Devlet Bakanı ve
Başbakan Yardımcısı
Bülent Arınç, HSYK'nın kararıyla bazı savcıların yerlerinin değişmesinin,
Ergenekon davasına olumsuz etki yapmayacağını düşündüğünü söyledi.
Arınç, "HSYK'nın tasarrufunu, anlayışla ve saygıyla karşılamak bence en doğru olanıdır. Ancak bu savcılardan bir veya birkaç tanesinin görevlerinden bir şekilde ayrılmış olmalarının belli bir çevrede sevinç meydana getirdiğini görmekteyiz. Yani 'filan gitti bu dava bitti' şeklinde başlıklar atabilecek konuma geldiler. Doğrusu ayıplanacak, üzülecek bir davranış.'' dedi.
Şanlıurfa'da 'Yerel
Medya Eğitim Semineri'ne katılan Bülent Arınç,
Harran Oteli'nde basın mensuplarının sorularını cevaplandırdı. HSYK'nın kararını değerlendiren Arınç, bağımsız yargının, karar verirken hakimiyle savcısıyla ve
savunma makamındaki avukatıyla karar verdiğini ifade etti. Arınç, şöyle dedi:
''Bu savcıların kişiliklerini ve kimliklerini bir tarafa bırakarak Türkiye'nin belki de son 10 yıl içerisinde karşılaştığı en önemli bir suç işleyen veya işlediği iddia edilen bir örgütle ilgili
arama yapanlar,
iddianame tanzim edenler,
mahkeme önüne çıkaranlar, tutuklama talep edenler ve tutuklayanlarla, yeri geldiğinde
tahliye edenlerle bir bütün olarak görev yapan savcı ve hakimlerimizi kutlamak istiyorum. Tüm Türkiye'nin hatta tüm dünyanın dikkatle takip ettiği bir yargı süreci var. Bu yargı sürecinde çok müthiş iddialar var. İnsanın kanını donduracak bir
takım kayıtlar, belgeler ve bilgiler var. Tüm bunların yargı süreci sonunda karara kavuşacak olmasını hepimiz özlemle bekliyoruz. Çünkü Türkiye'nin bu kararı görmesi, bu kararın arkasından da 'Türkiye'de hakimler var' demesi, en
doğal hakkımızdır. Burada görev yapan tüm savcıları, ismi geçenler ve geçmeyenler dahil, yaptıkları çok önemli bir görevden dolayı şahsım adına kutluyorum.''
Son günlerdeki cinayetlerle gündeme gelen idam
tartışmasını da değerlendiren Arınç, ''10 sene sonra bu cezanın geri gelmesi mümkün değildir, doğru da değildir. Dolayısıyla bu tartışma
sanal bir tartışma olmuştur.
Matematik olarak şunu bileceğiz ki Türkiye'de idam cezasının artık geriye gelmesi ve uygulanması mümkün değildir.'' açıklamasında bulundu.

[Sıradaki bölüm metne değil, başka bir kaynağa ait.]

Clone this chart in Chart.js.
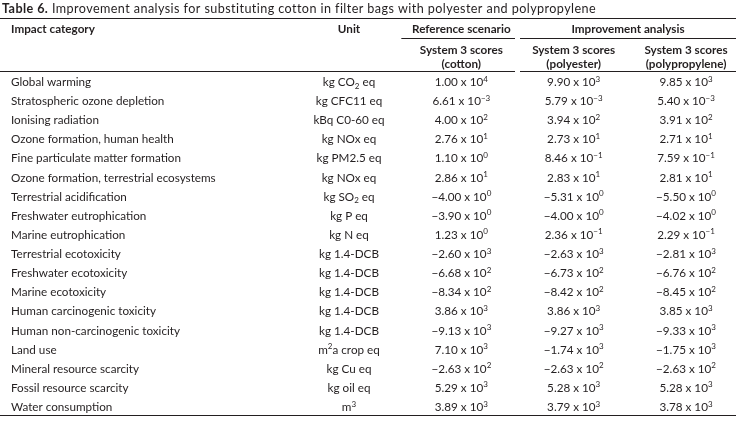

Bülent Arınç, BDP'nin başlattığı '
sivil itaatsizlik' eylemi ile ilgili olarak da şunları kaydetti: ''Demokratik yöntemlerden birisi olarak bunu görebiliriz ve şuna da şükredebiliriz; bu milletvekillerinden birisi giydiği
Kandil kıyafetiyle eline bir taş alıyor, o taşla beraber koşuyor, araçlara veya önündekilere savurmaya çalışıyor. Bir başkası üstelik bayan milletvekili kendisini ikaz etmeye çalışan bir
emniyet mensubuna hiç sıkılmadan ve utanmadan tokat vurabiliyor. Şimdi bunlardan vazgeçip de itaatsizliğe dönüştüyseler buna şükretmek lazım. Böyle 3 tane yan yana gelmiş, yağmurun altında. Altlarında bir
sandalye, üstlerinde bir şemsiye. Yanlarından otomobiller geçiyor. Bu garip manzaralar, bir siyasi parti mensubunun yapacağı işler değildir. Sivil itaatsizlik, insan kovalamaksa, taş atmaksa,
küfür etmekse bunun adı kandırmacadır."